RECORDS FOR PROCESSING
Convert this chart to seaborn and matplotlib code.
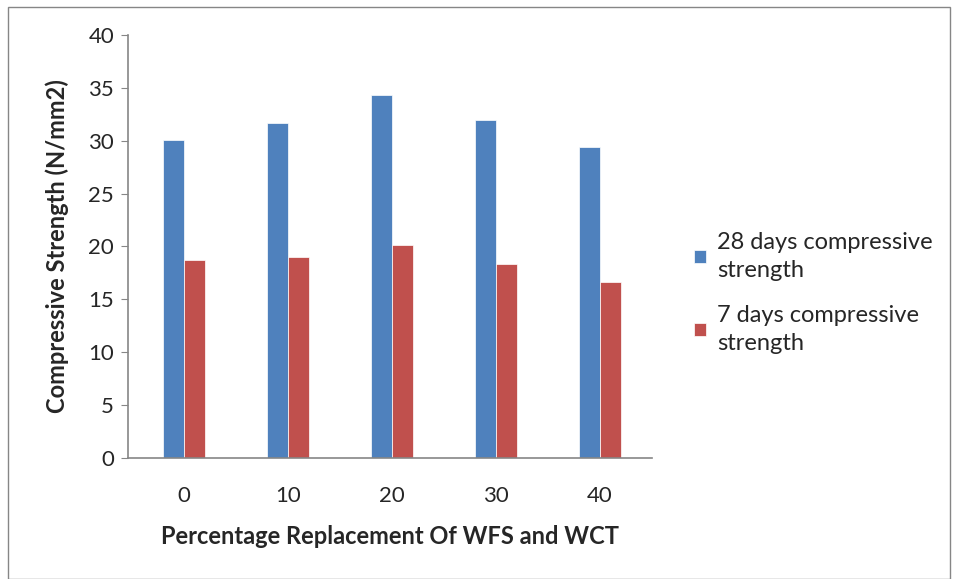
import pandas as pd
import matplotlib.pyplot as plt
import seaborn as sns
from matplotlib.patches import Rectangle

# data
replacement = ["0", "10", "20", "30", "40"]
strength_28d = [30.1, 31.7, 34.3, 32.0, 29.4]
strength_7d = [18.7, 19.0, 20.1, 18.3, 16.6]
series_names = ["28 days compressive\nstrength", "7 days compressive\nstrength"]
colors = ["#4F81BD", "#C0504D"]

df = pd.DataFrame({
    "Replacement": replacement * 2,
    "Strength": strength_28d + strength_7d,
    "Series": [series_names[0]] * len(replacement) + [series_names[1]] * len(replacement),
})

sns.set_style("white")
plt.rcParams["font.family"] = ["Lato", "DejaVu Sans"]

fig = plt.figure(figsize=(9.6, 5.79), dpi=100)
ax = fig.add_axes([0.1333, 0.209, 0.546, 0.7306])

sns.barplot(data=df, x="Replacement", y="Strength", hue="Series",
            palette=colors, width=0.4, saturation=1, ax=ax,
            edgecolor="white", linewidth=0.5)

ax.set_ylim(0, 40)
ax.set_xlim(-0.54, 4.5)
ax.set_yticks(range(0, 41, 5))
ax.tick_params(axis="y", direction="out", length=5, color="#868686", labelsize=16, pad=5, left=True)
ax.tick_params(axis="x", length=0, labelsize=16, pad=20)

for side in ["top", "right"]:
    ax.spines[side].set_visible(False)
for side in ["left", "bottom"]:
    ax.spines[side].set_color("#868686")
    ax.spines[side].set_linewidth(1.2)

ax.set_xlabel("Percentage Replacement Of WFS and WCT", fontsize=17, fontweight="bold", labelpad=14)
ax.set_ylabel("Compressive Strength (N/mm2)", fontsize=17, fontweight="bold", labelpad=14)

leg = ax.legend(loc="center left", bbox_to_anchor=(1.04, 0.39), frameon=False,
                fontsize=17, handlelength=0.5, handleheight=0.5, handletextpad=0.45,
                labelspacing=1.0)
for txt in leg.get_texts():
    txt.set_linespacing(1.45)

# thin grey border around the whole chart
fig.patches.append(Rectangle((0.008, 0.0), 0.982, 0.988, transform=fig.transFigure,
                             fill=False, edgecolor="#868686", linewidth=1))

fig.savefig("out.png", dpi=100)
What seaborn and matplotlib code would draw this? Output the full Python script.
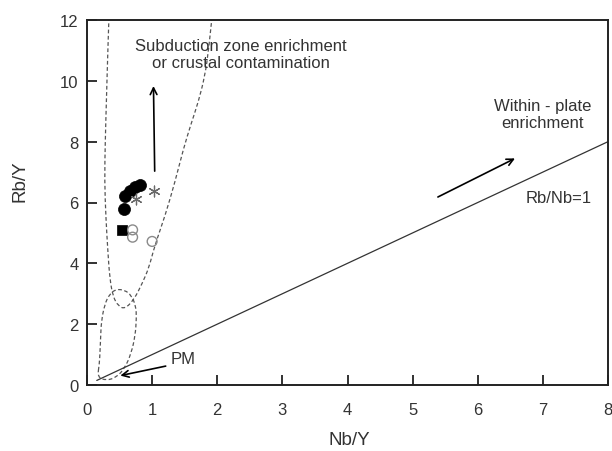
import numpy as np
import pandas as pd
import matplotlib
matplotlib.use("Agg")
import matplotlib.pyplot as plt
from matplotlib.path import Path
from matplotlib.patches import PathPatch
import seaborn as sns

# ---- data ----
filled_circle_x = [0.57, 0.58, 0.66, 0.74, 0.81]
filled_circle_y = [5.78, 6.22, 6.38, 6.50, 6.58]
square_x = [0.53]
square_y = [5.10]
open_circle_x = [0.70, 0.70, 1.00]
open_circle_y = [5.10, 4.86, 4.72]
asterisk_x = [1.03, 0.76]
asterisk_y = [6.39, 6.12]

# Rb/Nb = 1 reference line
ref_x = [0.15, 8.0]
ref_y = [0.15, 8.0]

# Subduction-enrichment field boundary (U shape)
field_u_x = [0.34, 0.32, 0.30, 0.28, 0.27, 0.29, 0.32, 0.35, 0.40, 0.48, 0.58,
             0.72, 0.85, 0.95, 1.04, 1.20, 1.35, 1.48, 1.60, 1.71, 1.81, 1.87, 1.93]
field_u_y = [12.3, 11.0, 9.5, 8.0, 6.7, 5.5, 4.4, 3.5, 2.9, 2.6, 2.5,
             2.8, 3.35, 3.85, 4.58, 5.57, 6.67, 7.76, 8.6, 9.31, 10.16, 11.05, 12.3]

# Primitive-mantle field loop (closed)
field_pm_x = [0.16, 0.19, 0.20, 0.21, 0.22, 0.27, 0.35, 0.45, 0.58, 0.68, 0.75,
              0.76, 0.74, 0.68, 0.58, 0.45, 0.30, 0.16]
field_pm_y = [0.25, 0.70, 1.10, 1.60, 2.07, 2.65, 3.00, 3.15, 3.12, 2.95, 2.60,
              2.20, 1.62, 1.05, 0.55, 0.25, 0.15, 0.25]

x_ticks = [0, 1, 2, 3, 4, 5, 6, 7, 8]
y_ticks = [0, 2, 4, 6, 8, 10, 12]

# ---- style ----
sns.set_theme(style="ticks")
plt.rcParams['font.family'] = ['Liberation Sans', 'DejaVu Sans']
txt_col = "#333333"

fig = plt.figure(figsize=(6.12, 4.52), dpi=100)
ax = fig.add_axes([87 / 612, 66 / 452, 521 / 612, 365 / 452])


def smooth_path(xs, ys, closed=False):
    pts = list(zip(xs, ys))
    verts = [pts[0]]
    codes = [Path.MOVETO]
    if not closed:
        for i in range(1, len(pts) - 1):
            mid = ((pts[i][0] + pts[i + 1][0]) / 2, (pts[i][1] + pts[i + 1][1]) / 2)
            if i == len(pts) - 2:
                mid = pts[i + 1]
            verts += [pts[i], mid]
            codes += [Path.CURVE3, Path.CURVE3]
    else:
        p = pts[:-1]
        n = len(p)
        start = ((p[0][0] + p[1][0]) / 2, (p[0][1] + p[1][1]) / 2)
        verts = [start]
        codes = [Path.MOVETO]
        for i in range(1, n + 1):
            a = p[i % n]
            b = p[(i + 1) % n]
            mid = ((a[0] + b[0]) / 2, (a[1] + b[1]) / 2)
            verts += [a, mid]
            codes += [Path.CURVE3, Path.CURVE3]
    return Path(verts, codes)


dash = (0, (3.0, 2.0))
ax.add_patch(PathPatch(smooth_path(field_u_x, field_u_y), fill=False,
                       edgecolor="#555555", lw=0.9, linestyle=dash, clip_on=True))
ax.add_patch(PathPatch(smooth_path(field_pm_x, field_pm_y, closed=True), fill=False,
                       edgecolor="#555555", lw=0.9, linestyle=dash))

# reference line
ref_df = pd.DataFrame({"x": ref_x, "y": ref_y})
sns.lineplot(data=ref_df, x="x", y="y", ax=ax, color="#333333", lw=0.9, legend=False)

# samples
sns.scatterplot(x=filled_circle_x, y=filled_circle_y, ax=ax, marker="o", s=75,
                color="black", edgecolor="black", linewidth=0.5, zorder=5)
sns.scatterplot(x=square_x, y=square_y, ax=ax, marker="s", s=60,
                color="black", edgecolor="black", linewidth=0.5, zorder=5)
sns.scatterplot(x=open_circle_x, y=open_circle_y, ax=ax, marker="o", s=50,
                facecolor="none", edgecolor="#8a8a8a", linewidth=1.0, zorder=5)
sns.scatterplot(x=asterisk_x, y=asterisk_y, ax=ax, marker=(6, 2, 0), s=60,
                color="#6a6a6a", linewidth=0.9, zorder=5)

# arrows
arrow_kw = dict(arrowstyle="->", color="black", lw=1.2, mutation_scale=12)
ax.annotate("", xy=(1.02, 9.92), xytext=(1.04, 6.94), arrowprops=arrow_kw)
ax.annotate("", xy=(6.61, 7.49), xytext=(5.35, 6.14), arrowprops=arrow_kw)
ax.annotate("", xy=(0.47, 0.29), xytext=(1.25, 0.64), arrowprops=arrow_kw)

# annotations
ax.text(2.36, 10.88, "Subduction zone enrichment\nor crustal contamination",
        ha="center", va="center", fontsize=12, color=txt_col, linespacing=1.15)
ax.text(7.0, 8.90, "Within - plate\nenrichment", ha="center", va="center",
        fontsize=12, color=txt_col, linespacing=1.15)
ax.text(7.25, 6.18, "Rb/Nb=1", ha="center", va="center", fontsize=12, color=txt_col)
ax.text(1.29, 0.86, "PM", ha="left", va="center", fontsize=12, color=txt_col)

# axes
ax.set_xlim(0, 8)
ax.set_ylim(0, 12)
ax.set_xticks(x_ticks)
ax.set_yticks(y_ticks)
ax.set_xticklabels([str(t) for t in x_ticks])
ax.set_yticklabels([str(t) for t in y_ticks])
for sp in ax.spines.values():
    sp.set_visible(True)
    sp.set_color("#222222")
    sp.set_linewidth(1.4)
ax.tick_params(axis="both", direction="in", length=7, width=1.3, colors="#222222",
               labelsize=12, labelcolor=txt_col)
ax.tick_params(axis="x", pad=12)
ax.tick_params(axis="y", pad=6)
ax.set_xlabel("Nb/Y", fontsize=13.5, color=txt_col)
ax.set_ylabel("Rb/Y", fontsize=13.5, color=txt_col)
ax.xaxis.set_label_coords(0.503, -0.125)
ax.yaxis.set_label_coords(-0.113, 0.56)
ax.grid(False)

fig.savefig("out.png", dpi=100)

WHAT TO DO
Copy exactly the part of the material above that opens with the line containing "What seaborn and" and closes with the line containing "asterisk_y = [6.39, 6.12]", ends included. Drop the images.

TASK ANSWER
What seaborn and matplotlib code would draw this? Output the full Python script.
import numpy as np
import pandas as pd
import matplotlib
matplotlib.use("Agg")
import matplotlib.pyplot as plt
from matplotlib.path import Path
from matplotlib.patches import PathPatch
import seaborn as sns

# ---- data ----
filled_circle_x = [0.57, 0.58, 0.66, 0.74, 0.81]
filled_circle_y = [5.78, 6.22, 6.38, 6.50, 6.58]
square_x = [0.53]
square_y = [5.10]
open_circle_x = [0.70, 0.70, 1.00]
open_circle_y = [5.10, 4.86, 4.72]
asterisk_x = [1.03, 0.76]
asterisk_y = [6.39, 6.12]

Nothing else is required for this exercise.